Friday, July 17, 2015

Where do our rights come from?

The op-ed is from a while ago (2012), but here's Lawrence Lindsey over at the Wall Street Journal reflecting on the question in this blog post's title: Geithner and the "Privilege" of Being American. As Lindsey points out, the Founding Fathers thought that our fundamental rights of life and liberty precede the State. In other words, the State does not provide us with our rights and grant them to us, rather the State merely recognizes rights that already exist. Our rights are not boons provided to us by our betters, by those who rule over us. The task of our leaders is to protect the rights that are ours by nature.

Of course, rights and duties need effective expression though the positive law. As the late Russell Kirk never tired of pointing out, natural law and natural justice are not substitutes for positive law, but rather the predicates upon which positive law depends to function properly to order human community towards order, justice and peace.

The weak spot in Lindsey's argument is that he fails to identify precisely where our rights do come from. If not from the State, then what is their basis? For the Founders, the source of our rights is divine Providence, in the God who creates and sustains the world -- "nature's God" to use a phrase from the Declaration of Independence.  At the root of liberty, at the root of limited government, at the root of human freedom, is the truth that prior to and above the State there exists a Power to whom the State itself is subordinate.  Take away that truth and the foundation for human rights & limited government collapses in a heap.
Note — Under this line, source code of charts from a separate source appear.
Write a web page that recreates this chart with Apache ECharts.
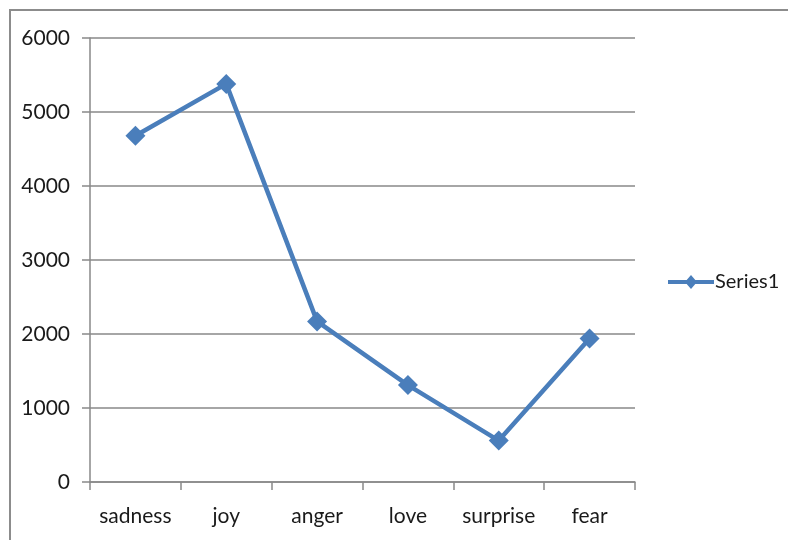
<!DOCTYPE html>
<html>
<head>
<meta charset="utf-8">
<script src="https://cdn.jsdelivr.net/npm/echarts@6/dist/echarts.min.js"></script>
<style>
  html, body { margin: 0; padding: 0; background: #fff; }
  #chart { width: 788px; height: 540px; }
</style>
</head>
<body>
<div id="chart"></div>
<script>
// Emotion categories and their counts
const categories = ['sadness', 'joy', 'anger', 'love', 'surprise', 'fear'];
const series1 = [4680, 5380, 2170, 1310, 560, 1940];
const yTicks = { min: 0, max: 6000, interval: 1000 };

const chart = echarts.init(document.getElementById('chart'));
const axisGray = '#898989';
const textColor = '#1a1a1a';
const lineBlue = '#4a7ebb';
const fontFamily = 'Lato, "Open Sans", sans-serif';

// Legend key: a thick line segment with a diamond in its middle
const legendIcon = 'path://M0 5 L18.7 5 L23 0 L27.3 5 L46 5 L46 9 L27.3 9 L23 14 L18.7 9 L0 9 Z';

chart.setOption({
  animation: false,
  backgroundColor: '#ffffff',
  graphic: [{
    type: 'rect',
    shape: { x: 10, y: 10, width: 800, height: 560 },
    style: { fill: 'none', stroke: '#8c8c8c', lineWidth: 2 },
    silent: true
  }],
  grid: { left: 90, top: 38, right: 153, bottom: 58, containLabel: false },
  legend: {
    data: [{ name: 'Series1', icon: legendIcon }],
    left: 663,
    top: 267,
    itemWidth: 46,
    itemHeight: 14,
    itemGap: 4,
    itemStyle: { color: lineBlue },
    textStyle: { fontSize: 20, color: textColor, fontFamily: fontFamily, padding: [0, 0, 0, -4] }
  },
  xAxis: {
    type: 'category',
    data: categories,
    boundaryGap: true,
    axisLine: { lineStyle: { color: axisGray, width: 1.5 } },
    axisTick: { show: true, length: 8, alignWithLabel: false, lineStyle: { color: axisGray, width: 1.5 } },
    axisLabel: { margin: 24, fontSize: 21, color: textColor, fontFamily: fontFamily, interval: 0 },
    splitLine: { show: false }
  },
  yAxis: {
    type: 'value',
    min: yTicks.min,
    max: yTicks.max,
    interval: yTicks.interval,
    axisLine: { show: true, lineStyle: { color: axisGray, width: 1.5 } },
    axisTick: { show: true, length: 8, lineStyle: { color: axisGray, width: 1.5 } },
    axisLabel: {
      margin: 20, fontSize: 21, color: textColor, fontFamily: fontFamily,
      formatter: (v) => String(v)
    },
    splitLine: { show: true, lineStyle: { color: axisGray, width: 1.5 } }
  },
  series: [{
    name: 'Series1',
    type: 'line',
    data: series1,
    symbol: 'diamond',
    symbolSize: 20,
    lineStyle: { color: lineBlue, width: 4.5 },
    itemStyle: { color: lineBlue }
  }]
});
</script>
</body>
</html>
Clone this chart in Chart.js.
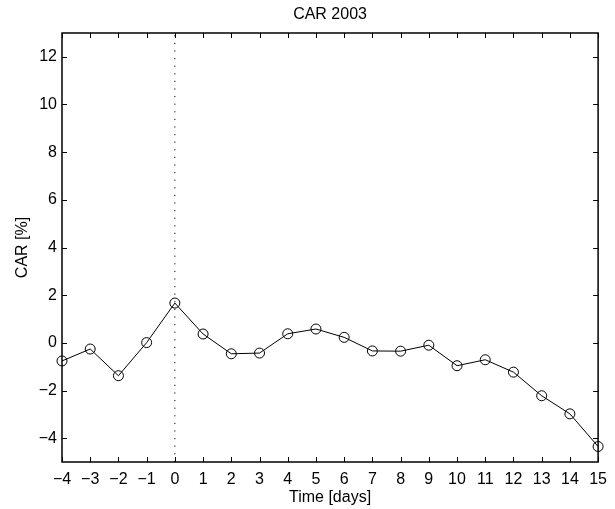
<!DOCTYPE html>
<html lang="en">
<head>
  <meta charset="UTF-8">
  <title>CAR 2003</title>
</head>
<style>
* {
  margin: 0;
  padding: 0;
}

body {
  background-color: #fff;
  width: 615px;
  height: 509px;
  overflow: hidden;
}
</style>
<body>
<canvas id="car" width="615" height="509"></canvas>
<script src="https://cdn.jsdelivr.net/npm/chart.js@4.4.1/dist/chart.umd.min.js"></script>
<script>
const days = [-4, -3, -2, -1, 0, 1, 2, 3, 4, 5, 6, 7, 8, 9, 10, 11, 12, 13, 14, 15];
const car = [-0.76, -0.26, -1.38, 0.01, 1.67, 0.37, -0.46, -0.43, 0.38, 0.58,
             0.23, -0.34, -0.35, -0.1, -0.96, -0.71, -1.23, -2.22, -2.98, -4.35];
const yTicks = [-4, -2, 0, 2, 4, 6, 8, 10, 12];
const xRange = [-4, 15];
const yRange = [-5, 13];
const eventDay = 0;

const font = { family: "'Liberation Sans', Arial, sans-serif", size: 16, weight: "normal" };
const minus = (v) => String(v).replace("-", "\u2212");

// box + inward ticks on all four sides, matlab style
const boxTicks = {
  id: "boxTicks",
  afterDraw(chart) {
    const { ctx, chartArea: a, scales } = chart;
    const len = 5;
    ctx.save();
    ctx.strokeStyle = "#000";
    ctx.lineWidth = 1;
    ctx.beginPath();
    scales.x.ticks.forEach((t) => {
      const px = Math.round(scales.x.getPixelForValue(t.value)) + 0.5;
      ctx.moveTo(px, a.bottom); ctx.lineTo(px, a.bottom - len);
      ctx.moveTo(px, a.top); ctx.lineTo(px, a.top + len);
    });
    scales.y.ticks.forEach((t) => {
      const py = Math.round(scales.y.getPixelForValue(t.value)) + 0.5;
      ctx.moveTo(a.left, py); ctx.lineTo(a.left + len, py);
      ctx.moveTo(a.right, py); ctx.lineTo(a.right - len, py);
    });
    ctx.stroke();
    ctx.lineWidth = 1.5;
    ctx.strokeRect(a.left, a.top, a.right - a.left, a.bottom - a.top);
    ctx.restore();
  }
};

new Chart(document.getElementById("car"), {
  type: "line",
  plugins: [boxTicks],
  data: {
    datasets: [
      {
        data: days.map((d, i) => ({ x: d, y: car[i] })),
        borderColor: "#000",
        borderWidth: 1,
        pointRadius: 5,
        pointBorderWidth: 1,
        pointBorderColor: "#000",
        pointBackgroundColor: "rgba(0,0,0,0)",
        clip: false
      },
      {
        data: [{ x: eventDay, y: yRange[0] }, { x: eventDay, y: yRange[1] }],
        borderColor: "#000",
        borderWidth: 1,
        borderDash: [1.2, 6.4],
        pointRadius: 0
      }
    ]
  },
  options: {
    responsive: false,
    animation: false,
    layout: { padding: { right: 8 } },
    plugins: {
      legend: { display: false },
      tooltip: { enabled: false },
      title: {
        display: true,
        text: "CAR 2003",
        color: "#000",
        font: font,
        fullSize: false,
        padding: { top: 5, bottom: 8.8 }
      }
    },
    scales: {
      x: {
        type: "linear",
        min: xRange[0],
        max: xRange[1],
        afterBuildTicks: (s) => { s.ticks = days.map((v) => ({ value: v })); },
        afterFit: (s) => { s.height = 47; },
        grid: { display: false, drawTicks: false },
        border: { display: false },
        ticks: { color: "#000", font: font, padding: 8, maxRotation: 0, callback: minus },
        title: { display: true, text: "Time [days]", color: "#000", font: font, padding: { bottom: 2 } }
      },
      y: {
        min: yRange[0],
        max: yRange[1],
        afterBuildTicks: (s) => { s.ticks = yTicks.map((v) => ({ value: v })); },
        afterFit: (s) => { s.width = 62; },
        grid: { display: false, drawTicks: false },
        border: { display: false },
        ticks: { color: "#000", font: font, padding: 5, callback: minus },
        title: { display: true, text: "CAR [%]", color: "#000", font: font, padding: { top: 13 } }
      }
    }
  }
});
</script>
</body>
</html>
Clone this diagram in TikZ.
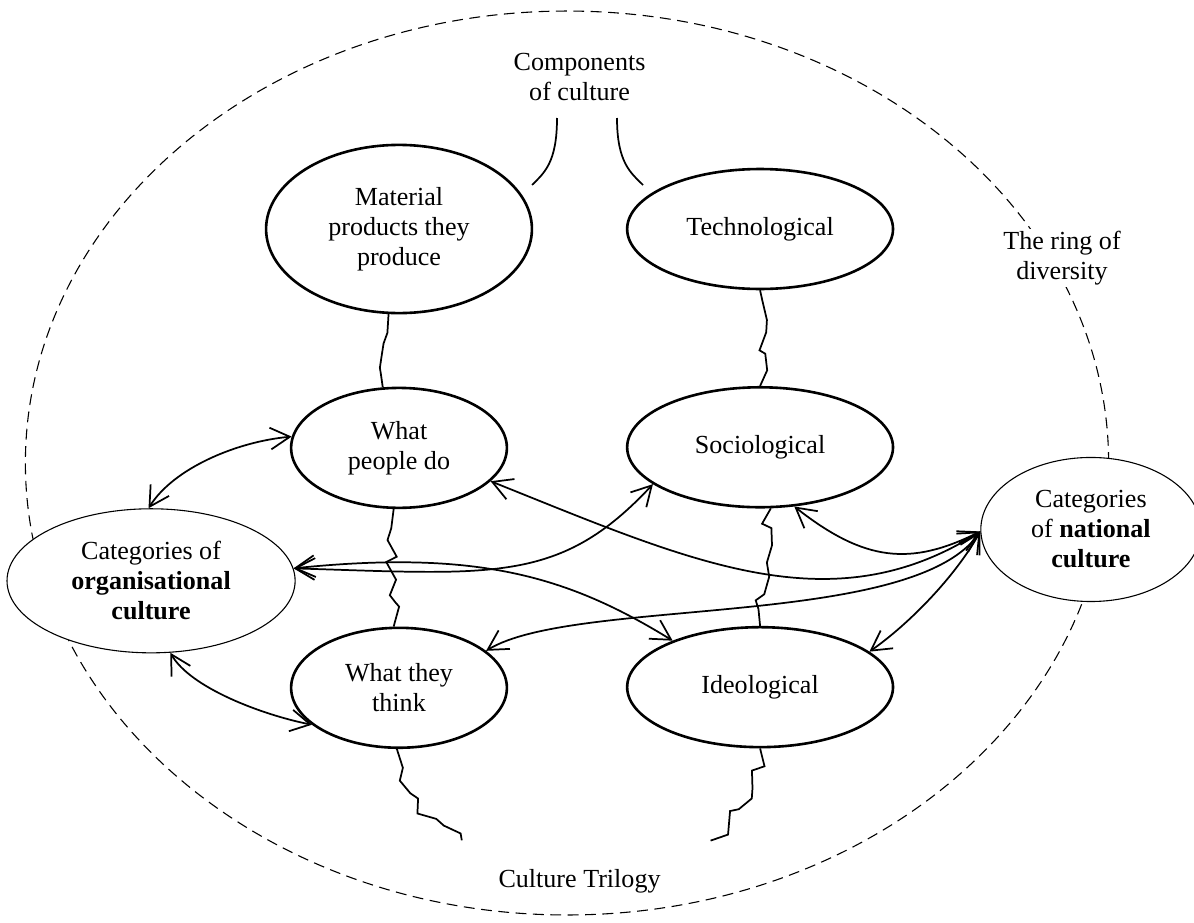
\documentclass[tikz,border=0pt]{standalone}
\usepackage{fontspec}
\setmainfont{Liberation Serif}
\usetikzlibrary{arrows.meta,positioning,calc,shapes.geometric,decorations.pathmorphing}

\begin{document}
\begin{tikzpicture}[
    x=0.01617cm, y=-0.01617cm, on grid,
    trio/.style={ellipse, draw, very thick, fill=white, align=center, inner sep=0pt,
      minimum height=1.94cm, font=\fontsize{12}{13.8}\selectfont},
    wide/.style={minimum width=4.3cm},
    slim/.style={minimum width=3.49cm},
    cat/.style={ellipse, draw, line width=0.5pt, fill=white, align=center, inner sep=0pt,
      minimum height=2.33cm, font=\fontsize{12}{13.8}\selectfont},
    lbl/.style={align=center, fill=white, inner sep=1pt, font=\fontsize{12}{13.8}\selectfont},
    arr/.style={<->, >={Straight Barb[length=9pt,width=10pt]}, thick},
    wiggle/.style={thick, decorate, decoration={random steps, segment length=6pt, amplitude=4pt}},
    link/.style={thick}
  ]
    \pgfmathsetseed{11}
    \useasboundingbox (0,0) rectangle (1194,922);
    \draw[line width=0.5pt, dash pattern=on 5pt off 3pt] (567,463) ellipse [x radius=8.76cm, y radius=7.31cm];

    \node[trio, wide, minimum height=2.72cm] (mat) at (399,229) {Material\\products they\\produce};
    \node[trio, wide, right=5.84cm of mat] (tech) {Technological};
    \node[trio, slim, below=3.54cm of mat] (doo) {What\\people do};
    \node[trio, slim, below=3.88cm of doo] (think) {What they\\think};
    \node[trio, wide, below=3.53cm of tech] (soc) {Sociological};
    \node[trio, wide, below=3.88cm of soc] (ideo) {Ideological};
    \node[cat, minimum width=4.66cm, below left=2.15cm and 4.01cm of doo] (org) {Categories of\\\textbf{organisational}\\\textbf{culture}};
    \node[cat, minimum width=3.56cm, below right=1.33cm and 5.35cm of soc] (nat) {Categories\\of \textbf{national}\\\textbf{culture}};

    \node[lbl] (comp) at ($(mat)!.5!(tech)+(0,-152)$) {Components\\of culture};
    \node[lbl] (ring) at (1062,258) {The ring of\\diversity};
    \node[lbl] (tri) at ($(think)!.5!(ideo)+(0,194)$) {Culture Trilogy};

    \coordinate (comp-l) at (557,118);
    \coordinate (comp-r) at (617,118);
    \coordinate (mat-tip) at (532,185);
    \coordinate (tech-tip) at (643,185);
    \coordinate (tri-l) at (462,840);
    \coordinate (tri-r) at (710,840);

    \draw[link] (comp-l) .. controls +(0,45) and +(12,-12) .. (mat-tip);
    \draw[link] (comp-r) .. controls +(0,45) and +(-12,-12) .. (tech-tip);

    \draw[wiggle] (mat.-97) -- (doo.105);
    \draw[wiggle] (tech.south) -- (soc.north);
    \draw[wiggle] (doo.-95) -- (think.95);
    \draw[wiggle] (soc.-80) -- (ideo.north);
    \draw[wiggle] (think.-92) .. controls +(0,45) and +(-25,-15) .. (tri-l);
    \draw[wiggle] (ideo.south) .. controls +(0,40) and +(25,-20) .. (tri-r);

    \draw[arr] (org.92) .. controls +(25,-40) and +(-55,5) .. (doo.174);
    \draw[arr] (org.-75) .. controls +(20,35) and +(-50,-10) .. (think.203);
    \draw[arr] (org.5) .. controls +(200,6) and +(-93,100) .. (soc.199);
    \draw[arr] (org.5) .. controls +(185,-19) and +(-104,-64) .. (ideo.152);
    \draw[arr] (doo.-20) .. controls +(200,80) and +(-150,95) .. (nat.181);
    \draw[arr] (soc.-60) .. controls +(70,55) and +(-70,35) .. (nat.181);
    \draw[arr] (think.23) .. controls +(88,-54) and +(-68,98) .. (nat.181);
    \draw[arr] (ideo.18) .. controls +(40,-28) and +(-25,45) .. (nat.181);
  \end{tikzpicture}
\end{document}
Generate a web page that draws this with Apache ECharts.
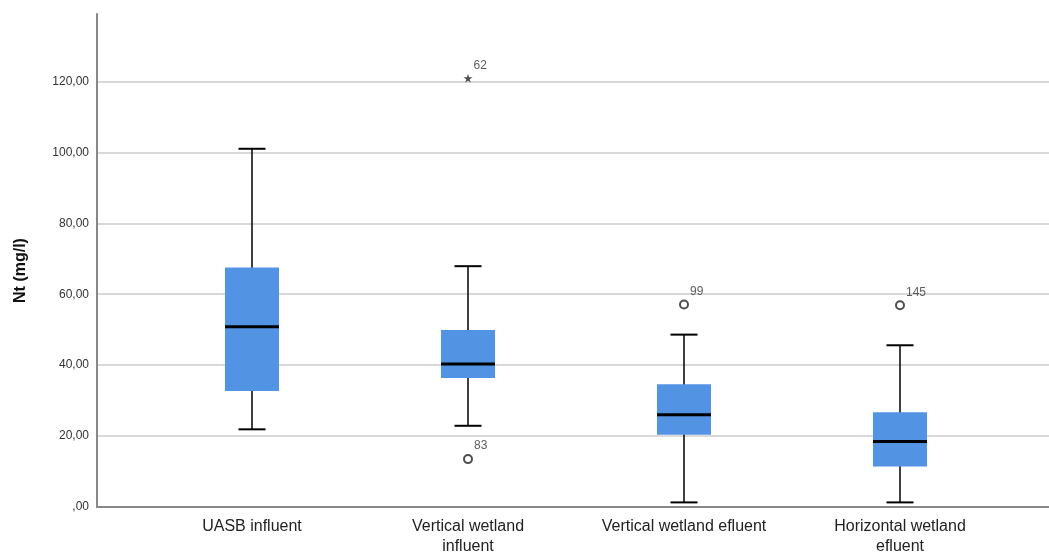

Alexander Hamilton, that great American founder whose memory as of late has been under continued assault, understood this well.  Writing in The Farmer Refuted in 1775, Hamilton built upon the work of the English jurist William Blackstone to eloquently hold forth on the origin of human rights:
Good and wise men, in all ages, have embraced a very dissimilar theory. They have supposed, that the deity, from the relations, we stand in, to himself and to each other, has constituted an eternal and immutable law, which is, indispensibly, obligatory upon all mankind, prior to any human institution whatever.  
This is what is called the law of nature, "which, being coeval with mankind, and dictated by God himself, is, of course, superior in obligation to any other. It is binding over all the globe, in all countries, and at all times. No human laws are of any validity, if contrary to this; and such of them as are valid, derive all their authority, mediately, or immediately, from this original."  
Upon this law, depend the natural rights of mankind, the supreme being gave existence to man, together with the means of preserving and beatifying that existence. He endowed him with rational faculties, by the help of which, to discern and pursue such things, as were consistent with his duty and interest, and invested him with an inviolable right to personal liberty, and personal safety.
And then in words that stand among the most powerful written during the American revolutionary period, Hamilton thundered:
The sacred rights of mankind are not to be rummaged for, among old parchments, or musty records. They are written, as with a sun beam, in the whole volume of human nature, by the hand of the divinity itself; and can never be erased or obscured by mortal power.
The relationship between natural law and human rights has been a well-understood and affirmed part of American law and politics for most of our history, until fairly recent times.  Not restricted to the Right, liberals long affirmed this fundamental principle, both in theory and in political rhetoric at the highest levels, as this except from President John F. Kennedy's Inaugural Address shows:



"And yet the same revolutionary beliefs for which our forebears fought are still at issue around the globe -- the belief that the rights of man come not from the generosity of the state, but from the hand of God." Amen to that, Mr. President. Amen to that.